## Start RAW RECORDS

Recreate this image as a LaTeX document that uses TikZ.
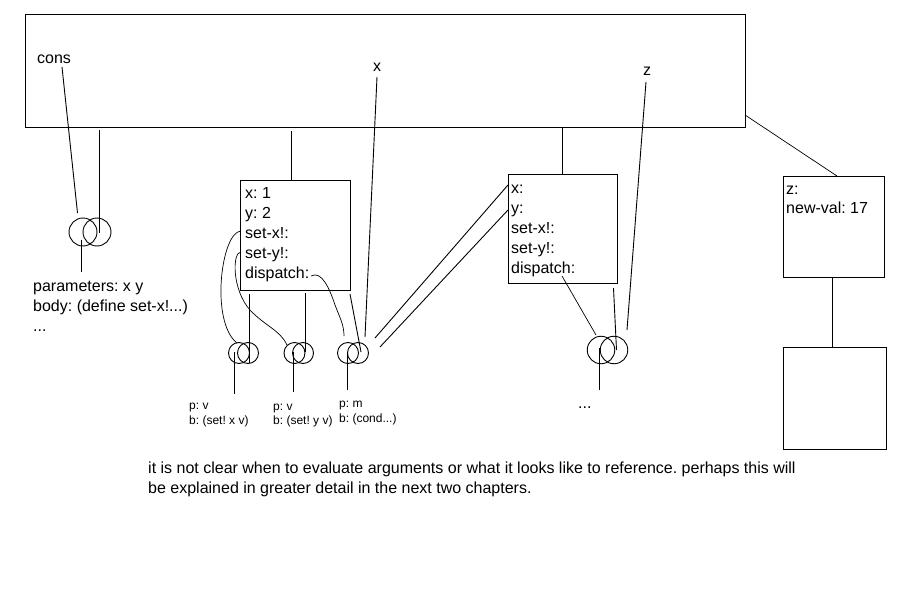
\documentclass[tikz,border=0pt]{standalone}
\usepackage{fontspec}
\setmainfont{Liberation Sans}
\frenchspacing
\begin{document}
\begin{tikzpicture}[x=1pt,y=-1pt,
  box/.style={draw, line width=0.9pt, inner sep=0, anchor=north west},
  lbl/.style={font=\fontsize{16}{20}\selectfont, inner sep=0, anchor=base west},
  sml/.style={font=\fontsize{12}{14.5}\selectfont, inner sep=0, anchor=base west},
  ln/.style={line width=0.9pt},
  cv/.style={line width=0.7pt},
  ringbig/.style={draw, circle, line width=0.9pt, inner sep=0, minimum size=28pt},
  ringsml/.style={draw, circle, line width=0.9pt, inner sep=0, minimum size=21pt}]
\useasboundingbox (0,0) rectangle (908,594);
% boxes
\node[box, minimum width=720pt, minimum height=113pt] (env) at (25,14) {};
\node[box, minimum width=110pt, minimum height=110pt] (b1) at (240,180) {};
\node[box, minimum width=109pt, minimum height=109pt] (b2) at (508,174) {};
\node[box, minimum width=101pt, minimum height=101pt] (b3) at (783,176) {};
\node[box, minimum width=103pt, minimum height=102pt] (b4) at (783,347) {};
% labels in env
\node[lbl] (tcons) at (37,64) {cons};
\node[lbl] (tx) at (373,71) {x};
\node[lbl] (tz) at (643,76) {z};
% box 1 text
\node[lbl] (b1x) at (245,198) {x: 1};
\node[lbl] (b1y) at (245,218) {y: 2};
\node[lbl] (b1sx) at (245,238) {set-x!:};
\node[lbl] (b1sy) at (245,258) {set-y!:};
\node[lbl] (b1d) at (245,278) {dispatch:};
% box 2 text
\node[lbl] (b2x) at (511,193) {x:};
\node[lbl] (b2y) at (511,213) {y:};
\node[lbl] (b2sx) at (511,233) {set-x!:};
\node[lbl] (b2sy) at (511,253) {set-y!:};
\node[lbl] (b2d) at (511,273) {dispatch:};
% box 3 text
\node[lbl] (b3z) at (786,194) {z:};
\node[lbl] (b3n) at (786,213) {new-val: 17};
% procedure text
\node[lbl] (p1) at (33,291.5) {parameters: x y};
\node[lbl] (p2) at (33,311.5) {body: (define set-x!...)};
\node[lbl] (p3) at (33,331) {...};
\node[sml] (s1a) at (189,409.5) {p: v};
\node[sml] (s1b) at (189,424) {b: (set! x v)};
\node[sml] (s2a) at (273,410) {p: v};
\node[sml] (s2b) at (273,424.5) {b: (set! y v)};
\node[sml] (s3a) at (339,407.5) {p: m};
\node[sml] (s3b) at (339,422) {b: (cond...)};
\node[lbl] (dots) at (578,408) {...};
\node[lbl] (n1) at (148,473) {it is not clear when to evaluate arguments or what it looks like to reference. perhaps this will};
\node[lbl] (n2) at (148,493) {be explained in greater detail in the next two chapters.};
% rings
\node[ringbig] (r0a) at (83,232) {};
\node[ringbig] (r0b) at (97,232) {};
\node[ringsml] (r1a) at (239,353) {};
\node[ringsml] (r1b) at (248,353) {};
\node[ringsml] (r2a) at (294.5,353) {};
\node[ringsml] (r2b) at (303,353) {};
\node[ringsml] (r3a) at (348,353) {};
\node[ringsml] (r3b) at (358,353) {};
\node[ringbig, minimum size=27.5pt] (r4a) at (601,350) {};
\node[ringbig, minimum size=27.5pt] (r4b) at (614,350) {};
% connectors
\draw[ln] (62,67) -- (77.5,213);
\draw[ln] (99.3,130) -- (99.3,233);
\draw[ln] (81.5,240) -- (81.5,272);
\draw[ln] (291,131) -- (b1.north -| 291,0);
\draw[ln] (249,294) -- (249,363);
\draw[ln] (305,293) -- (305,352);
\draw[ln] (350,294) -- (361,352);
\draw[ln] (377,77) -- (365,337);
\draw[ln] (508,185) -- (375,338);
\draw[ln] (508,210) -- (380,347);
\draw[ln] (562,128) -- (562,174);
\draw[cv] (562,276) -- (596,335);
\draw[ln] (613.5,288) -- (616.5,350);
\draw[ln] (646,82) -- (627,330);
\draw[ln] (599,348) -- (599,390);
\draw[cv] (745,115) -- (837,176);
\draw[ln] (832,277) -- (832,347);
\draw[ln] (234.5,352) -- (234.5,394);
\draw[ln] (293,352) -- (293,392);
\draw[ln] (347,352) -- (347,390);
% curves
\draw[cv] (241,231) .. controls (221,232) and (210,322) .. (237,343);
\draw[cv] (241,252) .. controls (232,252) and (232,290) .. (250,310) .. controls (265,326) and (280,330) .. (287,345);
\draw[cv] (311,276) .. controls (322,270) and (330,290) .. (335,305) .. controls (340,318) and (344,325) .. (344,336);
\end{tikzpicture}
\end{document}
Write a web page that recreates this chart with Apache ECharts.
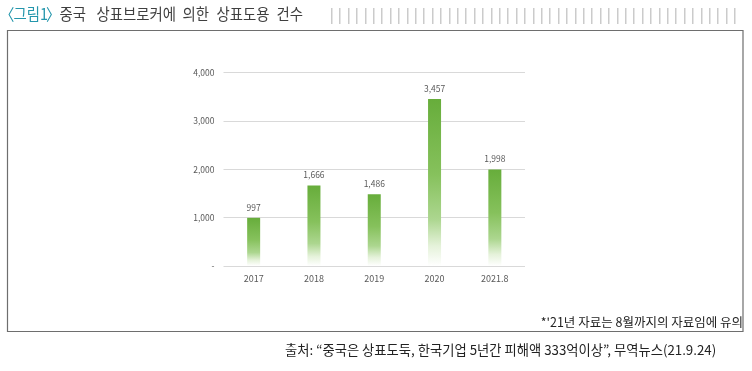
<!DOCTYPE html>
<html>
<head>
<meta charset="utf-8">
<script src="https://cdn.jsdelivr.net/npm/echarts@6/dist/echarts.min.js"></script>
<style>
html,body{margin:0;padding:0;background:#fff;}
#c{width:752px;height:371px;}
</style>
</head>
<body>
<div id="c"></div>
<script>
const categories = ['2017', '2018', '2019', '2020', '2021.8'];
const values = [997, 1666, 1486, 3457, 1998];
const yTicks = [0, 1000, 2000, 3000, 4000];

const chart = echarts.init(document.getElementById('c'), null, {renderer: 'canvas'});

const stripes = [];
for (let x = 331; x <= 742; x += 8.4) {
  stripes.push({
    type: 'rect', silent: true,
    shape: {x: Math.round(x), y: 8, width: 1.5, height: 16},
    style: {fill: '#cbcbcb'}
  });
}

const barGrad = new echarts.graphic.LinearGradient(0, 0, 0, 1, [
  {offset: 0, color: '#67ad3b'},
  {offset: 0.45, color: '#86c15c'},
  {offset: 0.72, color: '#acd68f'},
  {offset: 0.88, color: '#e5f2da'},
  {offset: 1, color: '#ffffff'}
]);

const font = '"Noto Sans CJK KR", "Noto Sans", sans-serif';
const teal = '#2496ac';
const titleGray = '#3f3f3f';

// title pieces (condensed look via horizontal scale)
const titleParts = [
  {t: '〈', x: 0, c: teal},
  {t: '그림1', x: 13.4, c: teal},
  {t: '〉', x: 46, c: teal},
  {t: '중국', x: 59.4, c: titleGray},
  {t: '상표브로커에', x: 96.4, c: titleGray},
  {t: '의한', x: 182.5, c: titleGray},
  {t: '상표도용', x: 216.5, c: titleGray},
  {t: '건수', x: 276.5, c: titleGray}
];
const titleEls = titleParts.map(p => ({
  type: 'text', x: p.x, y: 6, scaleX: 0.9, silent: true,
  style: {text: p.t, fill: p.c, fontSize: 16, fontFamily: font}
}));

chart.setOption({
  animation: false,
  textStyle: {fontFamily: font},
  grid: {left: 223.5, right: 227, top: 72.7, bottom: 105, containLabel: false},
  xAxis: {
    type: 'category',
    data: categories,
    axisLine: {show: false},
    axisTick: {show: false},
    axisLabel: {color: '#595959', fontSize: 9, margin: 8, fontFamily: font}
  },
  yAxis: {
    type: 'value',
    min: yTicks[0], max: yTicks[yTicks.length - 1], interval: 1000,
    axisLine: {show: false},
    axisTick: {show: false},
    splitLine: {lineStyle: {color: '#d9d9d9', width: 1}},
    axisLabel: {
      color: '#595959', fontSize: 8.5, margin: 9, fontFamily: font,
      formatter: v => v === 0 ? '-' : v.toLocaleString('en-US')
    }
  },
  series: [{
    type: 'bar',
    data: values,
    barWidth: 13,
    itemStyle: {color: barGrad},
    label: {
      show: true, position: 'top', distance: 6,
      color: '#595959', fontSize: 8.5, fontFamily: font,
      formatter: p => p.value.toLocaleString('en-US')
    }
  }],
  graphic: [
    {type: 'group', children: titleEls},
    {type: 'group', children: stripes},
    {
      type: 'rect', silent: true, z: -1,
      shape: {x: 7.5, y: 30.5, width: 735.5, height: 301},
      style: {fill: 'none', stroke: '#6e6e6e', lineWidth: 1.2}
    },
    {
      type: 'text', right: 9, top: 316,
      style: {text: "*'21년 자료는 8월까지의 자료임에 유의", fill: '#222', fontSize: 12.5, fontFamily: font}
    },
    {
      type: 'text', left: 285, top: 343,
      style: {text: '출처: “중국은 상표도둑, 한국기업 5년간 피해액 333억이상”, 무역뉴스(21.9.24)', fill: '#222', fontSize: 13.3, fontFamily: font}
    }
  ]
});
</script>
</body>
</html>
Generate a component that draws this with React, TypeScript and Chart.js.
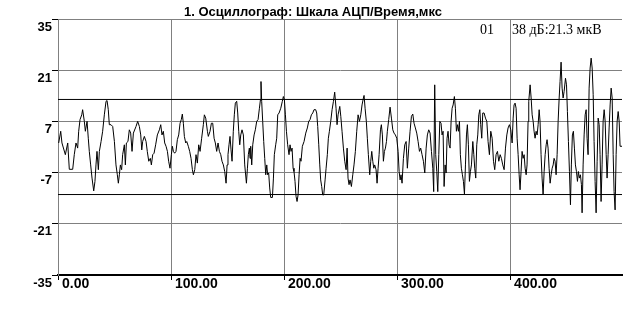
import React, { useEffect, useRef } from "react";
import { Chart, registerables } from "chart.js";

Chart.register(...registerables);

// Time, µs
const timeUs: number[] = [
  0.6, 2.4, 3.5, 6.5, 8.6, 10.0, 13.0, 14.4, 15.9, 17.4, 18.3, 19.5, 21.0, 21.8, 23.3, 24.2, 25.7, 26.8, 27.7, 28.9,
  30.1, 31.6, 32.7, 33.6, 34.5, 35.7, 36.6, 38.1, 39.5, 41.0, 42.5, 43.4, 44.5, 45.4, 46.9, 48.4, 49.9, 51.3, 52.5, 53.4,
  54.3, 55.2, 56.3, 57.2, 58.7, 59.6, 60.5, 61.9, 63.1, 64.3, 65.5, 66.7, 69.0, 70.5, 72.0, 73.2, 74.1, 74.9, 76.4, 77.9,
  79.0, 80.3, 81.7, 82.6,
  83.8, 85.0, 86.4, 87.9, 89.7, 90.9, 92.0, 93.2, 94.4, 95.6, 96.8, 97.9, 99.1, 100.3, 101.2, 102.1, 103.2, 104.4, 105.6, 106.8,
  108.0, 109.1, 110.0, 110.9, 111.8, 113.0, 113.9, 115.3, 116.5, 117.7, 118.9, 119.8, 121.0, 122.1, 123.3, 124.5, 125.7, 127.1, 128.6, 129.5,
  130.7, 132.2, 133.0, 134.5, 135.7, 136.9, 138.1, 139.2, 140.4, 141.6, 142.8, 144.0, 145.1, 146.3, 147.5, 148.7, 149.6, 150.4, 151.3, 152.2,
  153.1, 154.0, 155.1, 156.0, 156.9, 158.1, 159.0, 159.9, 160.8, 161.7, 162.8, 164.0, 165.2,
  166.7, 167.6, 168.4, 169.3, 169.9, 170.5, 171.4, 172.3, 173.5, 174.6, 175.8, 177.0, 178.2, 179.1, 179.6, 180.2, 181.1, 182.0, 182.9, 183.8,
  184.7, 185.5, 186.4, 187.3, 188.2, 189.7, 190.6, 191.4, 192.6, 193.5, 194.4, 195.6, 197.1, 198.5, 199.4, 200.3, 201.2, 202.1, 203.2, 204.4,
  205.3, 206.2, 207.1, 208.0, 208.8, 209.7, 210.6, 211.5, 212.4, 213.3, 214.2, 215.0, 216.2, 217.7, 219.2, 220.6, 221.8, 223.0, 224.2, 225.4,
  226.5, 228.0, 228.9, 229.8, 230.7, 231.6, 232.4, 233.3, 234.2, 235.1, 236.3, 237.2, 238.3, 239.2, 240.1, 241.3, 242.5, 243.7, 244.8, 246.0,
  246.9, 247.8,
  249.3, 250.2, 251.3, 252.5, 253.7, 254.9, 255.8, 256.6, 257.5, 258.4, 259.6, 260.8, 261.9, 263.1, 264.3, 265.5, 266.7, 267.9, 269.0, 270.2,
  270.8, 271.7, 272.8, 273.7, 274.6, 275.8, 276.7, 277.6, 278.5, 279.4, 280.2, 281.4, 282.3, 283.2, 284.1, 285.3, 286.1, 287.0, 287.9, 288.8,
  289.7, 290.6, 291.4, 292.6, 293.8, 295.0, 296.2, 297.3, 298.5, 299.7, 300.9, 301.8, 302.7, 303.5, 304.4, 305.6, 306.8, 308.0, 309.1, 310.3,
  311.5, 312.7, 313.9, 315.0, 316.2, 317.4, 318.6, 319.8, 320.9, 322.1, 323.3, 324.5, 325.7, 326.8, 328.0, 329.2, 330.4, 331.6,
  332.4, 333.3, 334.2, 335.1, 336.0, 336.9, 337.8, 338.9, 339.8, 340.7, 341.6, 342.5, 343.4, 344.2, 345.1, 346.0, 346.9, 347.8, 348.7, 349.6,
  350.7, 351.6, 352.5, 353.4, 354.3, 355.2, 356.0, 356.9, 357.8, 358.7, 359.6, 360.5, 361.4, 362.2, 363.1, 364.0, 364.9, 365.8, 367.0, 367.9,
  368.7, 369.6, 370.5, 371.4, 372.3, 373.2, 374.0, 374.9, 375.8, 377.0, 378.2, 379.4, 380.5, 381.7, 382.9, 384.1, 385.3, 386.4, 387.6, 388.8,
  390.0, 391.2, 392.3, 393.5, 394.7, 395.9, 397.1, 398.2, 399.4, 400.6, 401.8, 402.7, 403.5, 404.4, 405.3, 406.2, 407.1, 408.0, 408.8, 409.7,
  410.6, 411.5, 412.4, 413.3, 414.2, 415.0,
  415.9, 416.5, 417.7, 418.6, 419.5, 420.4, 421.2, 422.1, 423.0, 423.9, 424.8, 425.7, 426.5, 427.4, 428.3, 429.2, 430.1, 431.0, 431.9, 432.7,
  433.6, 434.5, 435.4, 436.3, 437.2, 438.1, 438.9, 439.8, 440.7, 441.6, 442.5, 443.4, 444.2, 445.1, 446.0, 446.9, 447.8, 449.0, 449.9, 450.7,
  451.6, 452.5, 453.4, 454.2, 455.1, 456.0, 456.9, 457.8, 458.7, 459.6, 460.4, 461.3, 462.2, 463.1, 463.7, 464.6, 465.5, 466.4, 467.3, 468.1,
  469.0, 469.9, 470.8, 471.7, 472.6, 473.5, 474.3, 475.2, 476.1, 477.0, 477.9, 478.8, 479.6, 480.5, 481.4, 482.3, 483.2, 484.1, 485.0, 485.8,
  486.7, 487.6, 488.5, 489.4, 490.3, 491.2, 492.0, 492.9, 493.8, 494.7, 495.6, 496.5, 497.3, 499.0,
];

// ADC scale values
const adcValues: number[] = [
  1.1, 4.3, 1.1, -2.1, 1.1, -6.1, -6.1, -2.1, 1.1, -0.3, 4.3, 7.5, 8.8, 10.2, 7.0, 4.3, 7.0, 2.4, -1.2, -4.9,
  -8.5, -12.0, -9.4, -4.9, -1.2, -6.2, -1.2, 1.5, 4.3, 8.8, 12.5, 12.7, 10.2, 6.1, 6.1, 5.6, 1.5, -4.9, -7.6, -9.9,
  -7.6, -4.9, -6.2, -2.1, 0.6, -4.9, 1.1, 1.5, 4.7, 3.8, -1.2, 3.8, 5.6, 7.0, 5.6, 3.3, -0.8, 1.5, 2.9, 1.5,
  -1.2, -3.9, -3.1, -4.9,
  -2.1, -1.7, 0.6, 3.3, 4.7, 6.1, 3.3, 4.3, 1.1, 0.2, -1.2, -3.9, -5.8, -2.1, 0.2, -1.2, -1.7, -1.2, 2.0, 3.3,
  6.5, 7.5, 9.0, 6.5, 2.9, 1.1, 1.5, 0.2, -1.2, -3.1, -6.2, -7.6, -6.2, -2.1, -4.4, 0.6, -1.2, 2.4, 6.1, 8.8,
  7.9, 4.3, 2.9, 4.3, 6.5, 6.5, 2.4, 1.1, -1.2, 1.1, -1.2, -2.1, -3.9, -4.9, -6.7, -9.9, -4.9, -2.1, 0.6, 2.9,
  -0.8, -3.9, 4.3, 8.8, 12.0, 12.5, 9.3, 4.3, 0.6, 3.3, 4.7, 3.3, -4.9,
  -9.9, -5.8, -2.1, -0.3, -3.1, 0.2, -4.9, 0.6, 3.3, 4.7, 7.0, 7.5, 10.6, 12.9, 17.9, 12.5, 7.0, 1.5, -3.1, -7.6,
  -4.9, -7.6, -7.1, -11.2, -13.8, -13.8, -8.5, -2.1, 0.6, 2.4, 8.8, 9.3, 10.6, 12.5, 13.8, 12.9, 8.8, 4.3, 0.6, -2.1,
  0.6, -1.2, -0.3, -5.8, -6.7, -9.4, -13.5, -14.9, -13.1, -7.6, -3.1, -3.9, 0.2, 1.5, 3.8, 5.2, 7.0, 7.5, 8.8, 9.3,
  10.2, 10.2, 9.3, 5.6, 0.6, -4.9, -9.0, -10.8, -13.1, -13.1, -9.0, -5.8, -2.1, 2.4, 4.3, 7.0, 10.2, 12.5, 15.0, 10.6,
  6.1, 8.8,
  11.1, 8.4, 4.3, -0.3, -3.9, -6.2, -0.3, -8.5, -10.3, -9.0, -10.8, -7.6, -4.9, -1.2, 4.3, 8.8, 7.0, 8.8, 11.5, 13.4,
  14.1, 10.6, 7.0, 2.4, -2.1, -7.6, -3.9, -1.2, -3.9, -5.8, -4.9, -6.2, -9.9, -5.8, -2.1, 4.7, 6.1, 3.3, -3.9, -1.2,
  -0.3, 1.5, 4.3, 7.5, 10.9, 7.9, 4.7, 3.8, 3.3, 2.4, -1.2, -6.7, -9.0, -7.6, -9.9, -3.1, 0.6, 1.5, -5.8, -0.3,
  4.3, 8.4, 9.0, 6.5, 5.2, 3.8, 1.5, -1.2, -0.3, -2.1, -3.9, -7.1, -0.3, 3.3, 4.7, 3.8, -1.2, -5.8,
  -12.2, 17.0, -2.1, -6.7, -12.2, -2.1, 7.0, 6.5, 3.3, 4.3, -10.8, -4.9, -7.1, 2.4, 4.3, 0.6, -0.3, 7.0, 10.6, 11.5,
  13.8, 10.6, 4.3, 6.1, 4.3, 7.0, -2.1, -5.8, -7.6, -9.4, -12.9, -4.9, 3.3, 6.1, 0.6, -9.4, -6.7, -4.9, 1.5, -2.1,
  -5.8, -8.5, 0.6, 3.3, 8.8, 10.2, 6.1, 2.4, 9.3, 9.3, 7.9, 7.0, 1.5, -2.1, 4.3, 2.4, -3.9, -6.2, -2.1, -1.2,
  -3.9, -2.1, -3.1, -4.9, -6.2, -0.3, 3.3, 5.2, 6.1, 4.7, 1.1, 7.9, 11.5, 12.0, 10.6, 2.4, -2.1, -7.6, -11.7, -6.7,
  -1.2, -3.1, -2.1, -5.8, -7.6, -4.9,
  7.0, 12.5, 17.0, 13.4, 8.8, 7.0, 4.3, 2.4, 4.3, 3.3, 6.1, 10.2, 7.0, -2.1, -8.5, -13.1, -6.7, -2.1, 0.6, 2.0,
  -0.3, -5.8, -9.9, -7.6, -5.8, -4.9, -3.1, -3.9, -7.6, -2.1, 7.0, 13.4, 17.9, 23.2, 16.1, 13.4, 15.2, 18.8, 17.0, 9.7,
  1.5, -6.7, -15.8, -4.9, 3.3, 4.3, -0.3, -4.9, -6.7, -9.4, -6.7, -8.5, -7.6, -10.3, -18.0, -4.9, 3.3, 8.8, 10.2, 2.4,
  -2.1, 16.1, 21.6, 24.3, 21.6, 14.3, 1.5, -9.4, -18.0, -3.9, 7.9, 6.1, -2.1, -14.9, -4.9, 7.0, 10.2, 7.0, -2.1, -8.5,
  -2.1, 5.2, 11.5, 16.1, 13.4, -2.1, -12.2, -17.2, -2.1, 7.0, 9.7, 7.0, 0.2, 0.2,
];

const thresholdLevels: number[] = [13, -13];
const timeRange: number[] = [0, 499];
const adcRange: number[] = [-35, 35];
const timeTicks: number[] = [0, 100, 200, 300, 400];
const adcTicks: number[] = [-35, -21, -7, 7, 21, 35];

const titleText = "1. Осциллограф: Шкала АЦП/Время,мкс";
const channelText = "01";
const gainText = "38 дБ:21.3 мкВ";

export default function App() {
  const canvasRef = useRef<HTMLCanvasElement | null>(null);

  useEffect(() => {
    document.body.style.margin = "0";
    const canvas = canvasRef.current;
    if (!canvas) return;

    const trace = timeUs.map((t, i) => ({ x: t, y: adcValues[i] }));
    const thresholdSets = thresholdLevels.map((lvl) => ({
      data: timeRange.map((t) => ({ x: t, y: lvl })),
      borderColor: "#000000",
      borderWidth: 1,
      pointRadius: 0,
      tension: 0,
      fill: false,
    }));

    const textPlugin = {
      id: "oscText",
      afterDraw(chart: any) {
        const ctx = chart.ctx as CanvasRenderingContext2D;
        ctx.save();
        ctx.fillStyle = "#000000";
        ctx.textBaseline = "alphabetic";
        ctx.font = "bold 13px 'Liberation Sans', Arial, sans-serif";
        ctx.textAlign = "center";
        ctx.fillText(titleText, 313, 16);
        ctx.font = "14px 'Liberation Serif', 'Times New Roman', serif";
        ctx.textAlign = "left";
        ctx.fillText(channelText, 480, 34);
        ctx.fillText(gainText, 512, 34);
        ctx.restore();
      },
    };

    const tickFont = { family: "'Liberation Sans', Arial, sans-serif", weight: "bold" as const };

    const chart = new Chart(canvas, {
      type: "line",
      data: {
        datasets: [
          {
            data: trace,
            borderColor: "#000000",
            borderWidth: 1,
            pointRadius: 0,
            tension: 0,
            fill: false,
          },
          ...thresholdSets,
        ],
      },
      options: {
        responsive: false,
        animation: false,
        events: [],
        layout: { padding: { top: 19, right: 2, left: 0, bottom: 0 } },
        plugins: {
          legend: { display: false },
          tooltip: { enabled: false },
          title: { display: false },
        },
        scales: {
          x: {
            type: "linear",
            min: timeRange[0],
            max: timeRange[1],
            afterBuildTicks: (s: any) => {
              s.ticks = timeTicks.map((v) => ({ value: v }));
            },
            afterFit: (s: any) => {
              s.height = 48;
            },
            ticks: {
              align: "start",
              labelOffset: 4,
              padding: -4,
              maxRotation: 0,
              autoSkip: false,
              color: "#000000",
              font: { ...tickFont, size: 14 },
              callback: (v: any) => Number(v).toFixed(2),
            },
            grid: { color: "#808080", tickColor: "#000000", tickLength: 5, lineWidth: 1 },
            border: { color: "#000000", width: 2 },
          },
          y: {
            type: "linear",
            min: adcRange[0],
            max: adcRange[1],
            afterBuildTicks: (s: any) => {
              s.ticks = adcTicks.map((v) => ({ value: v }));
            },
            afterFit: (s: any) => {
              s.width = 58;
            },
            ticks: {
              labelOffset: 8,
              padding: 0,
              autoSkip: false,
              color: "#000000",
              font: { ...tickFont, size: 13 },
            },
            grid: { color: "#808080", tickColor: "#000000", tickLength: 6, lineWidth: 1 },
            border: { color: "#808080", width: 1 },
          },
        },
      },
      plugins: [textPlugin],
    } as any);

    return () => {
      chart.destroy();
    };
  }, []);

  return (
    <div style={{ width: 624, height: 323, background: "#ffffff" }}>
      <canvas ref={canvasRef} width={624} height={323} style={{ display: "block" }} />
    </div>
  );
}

## End RAW RECORDS

▸ **SET TASK**: From the records above, work out how many lines contain the string "with". Give only the number.

▸ **RESPONSE TO THE TASK**: 2